Cost estimators must work with packaging engineers to design returnable dunnage or high-density export packaging that protects the parts from transit damage and corrosion while maximizing shipping container utilization. Furthermore, having a centralized, large-scale facility that handles everything from the initial prototype development to tool making, stamping, welding, and final assembly means fewer logistical handoffs. Every time a part is put on a truck to go to a secondary subcontractor for coating or assembly, cost and risk are added. True one-stop solutions inherently carry a tremendous cost advantage.

Estimating the cost of scaled sheet metal production is a highly scientific process that blends metallurgy, mechanical engineering, industrial design, and hard-nosed economics. For OEM clients in the automotive, aerospace, and electronics sectors, getting this estimation right is the difference between a profitable product line and a financial disaster.

It is not just about finding the lowest hourly machine rate; it is about finding a partner capable of optimizing every single variable in the equation. It is about investing in the right high-precision tooling to guarantee long-term stability. It is about designing intelligent fixtures that guarantee flawless quality.
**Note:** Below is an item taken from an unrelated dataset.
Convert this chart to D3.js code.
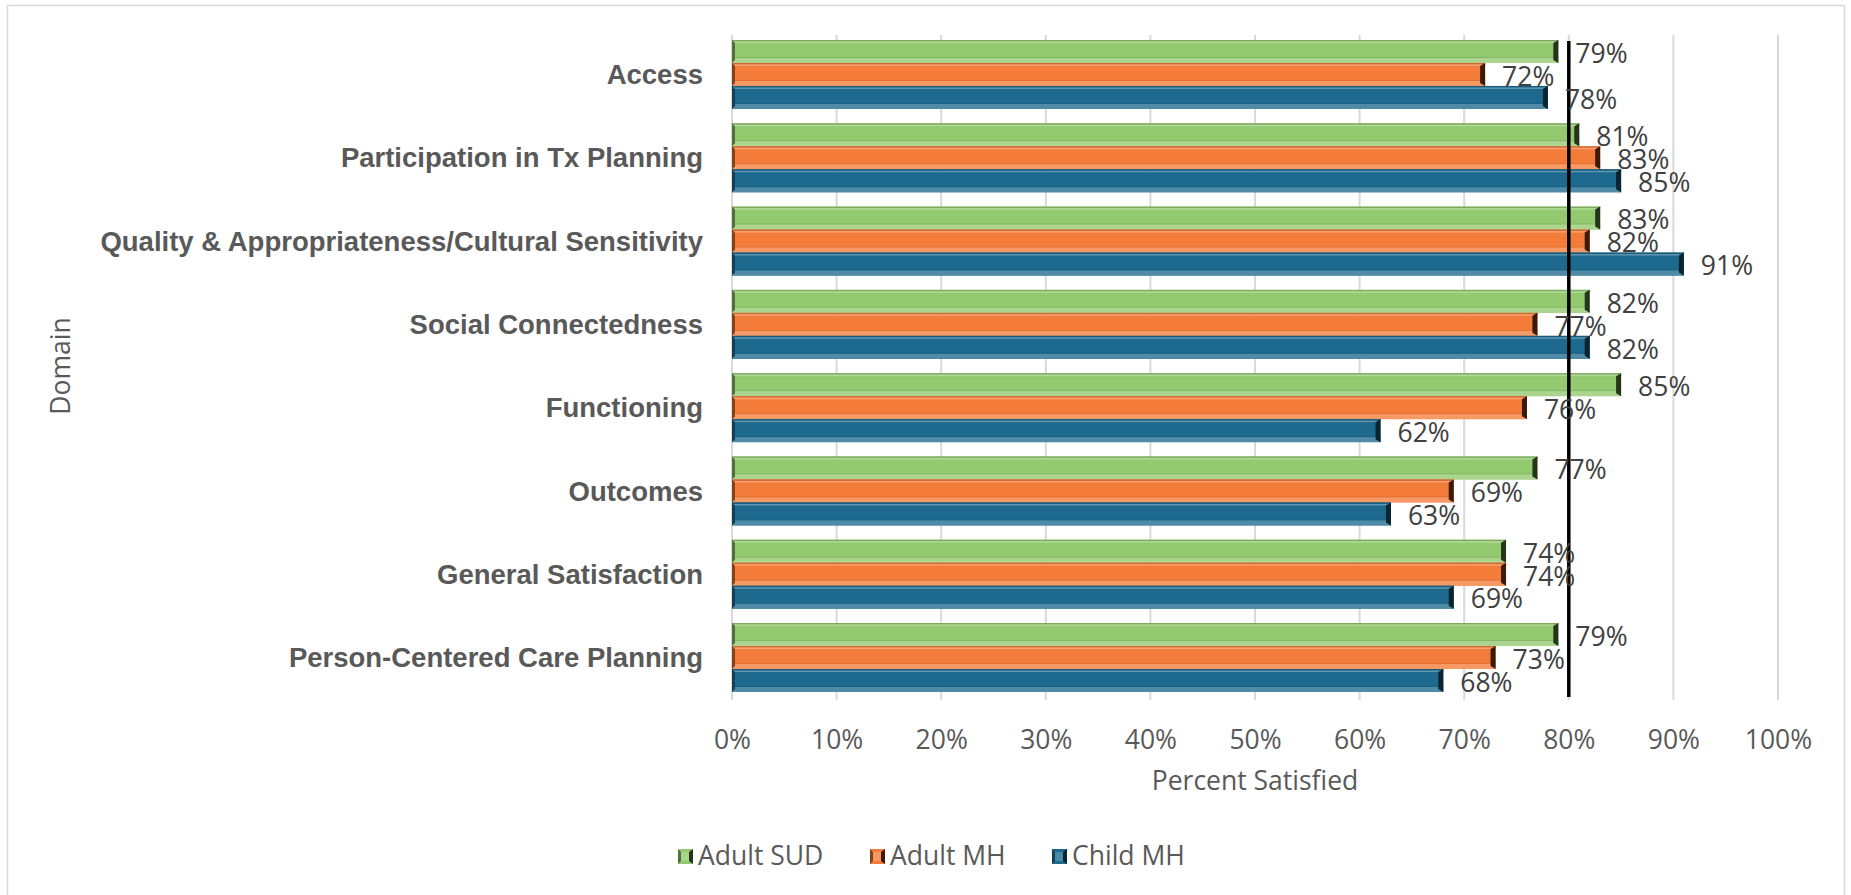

And above all, it is about leveraging decades of technological expertise to innovate ways to make things better, faster, and more cost-effective.

When you are ready to transition your next big project from the drawing board to global roads and skies, remember that true cost competitiveness is built on a foundation of experience, scale, and uncompromising technological capability. Taking the time to understand these cost drivers will empower your procurement and engineering teams to make strategic decisions that benefit your bottom line for years to come.